Japon kültüründe paranın azalmasını engelleyen ilginç bir gelenek dikkat çekiyor: Cüzdana üç pirinç tanesi koymak. Yüzyıllardır süregelen bu uygulama, bolluk, bereket ve para akışının sürekliliğiyle ilişkilendiriliyor. Küçük ama anlamlı bu ritüel, Japonların geleneksel inanç sisteminde önemli bir yer tutuyor.
PİRİNÇ: SADECE YİYECEK DEĞİL, REFAH SEMBOLÜ
Japon toplumunda pirinç yalnızca bir gıda değil; aynı zamanda toprağın bereketi, evin refahı ve cömertlik anlamını taşıyor. Tarımsal geçmişi güçlü olan Japonya'da pirinç, verimliliğin ve ekonomik gücün simgesi kabul ediliyor. Bu nedenle insanlar bu sembolizmi hayatlarına taşımak için pirinci cüzdanlarında taşıyor.
NEDEN ÜÇ TANE? SAYININ GÜCÜ: DENGE VE UYUM
Cüzdana konulan pirinç tanesi sayısı da tesadüfi değil. Üç sayısı, Japon kültüründe denge, uyum ve sürekliliği temsil ediyor. Üç pirinç tanesi, paranın eksilmeden artarak geri dönmesini simgeliyor. Bu, maddi dengenin korunması ve bolluğun sürekli olması inancıyla destekleniyor.

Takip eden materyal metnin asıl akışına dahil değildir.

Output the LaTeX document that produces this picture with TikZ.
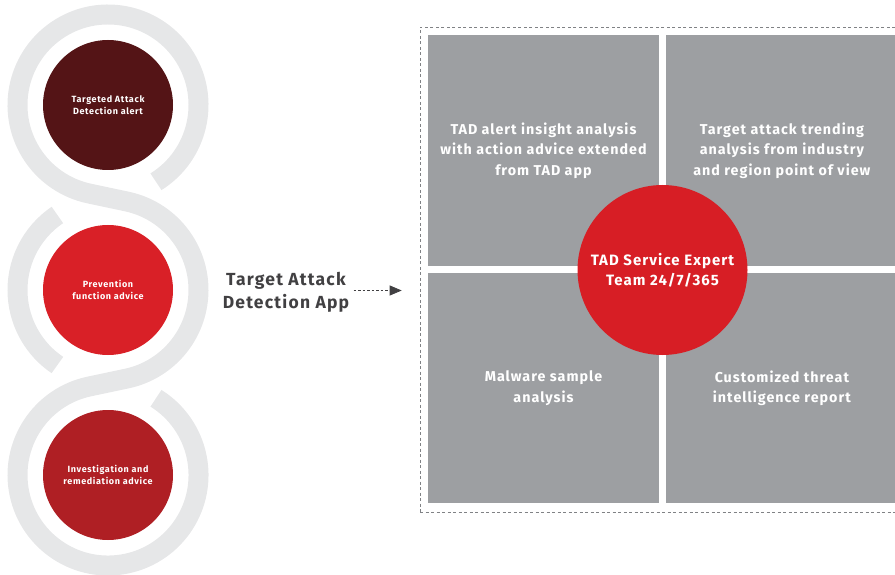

AYDA BİR DEĞİŞİYOR, DİLEKLER EŞLİĞİNDE YENİLENİYOR
Ritüel sadece pirinç koymakla bitmiyor. Pirinçler genellikle küçük bir kese içinde saklanıyor ve her ay yenileniyor. Değiştirme sırasında iyi dileklerde bulunmak, inancın ruhunu oluşturuyor. Bu adım, sembolik enerjinin tazelenmesi olarak görülüyor.
NESİLDEN NESİLE AKTARILAN BİR BEREKET GELENEĞİ
Japonlar bu uygulamayı kuşaktan kuşağa aktarıyor. Küçük bir detay gibi görünse de, bolluk ve şans getirdiğine inandıkları bu gelenek, günlük hayatın bir parçası olarak yaşatılıyor. Son dönemde bu ritüel dünya genelinde de merak konusu oldu.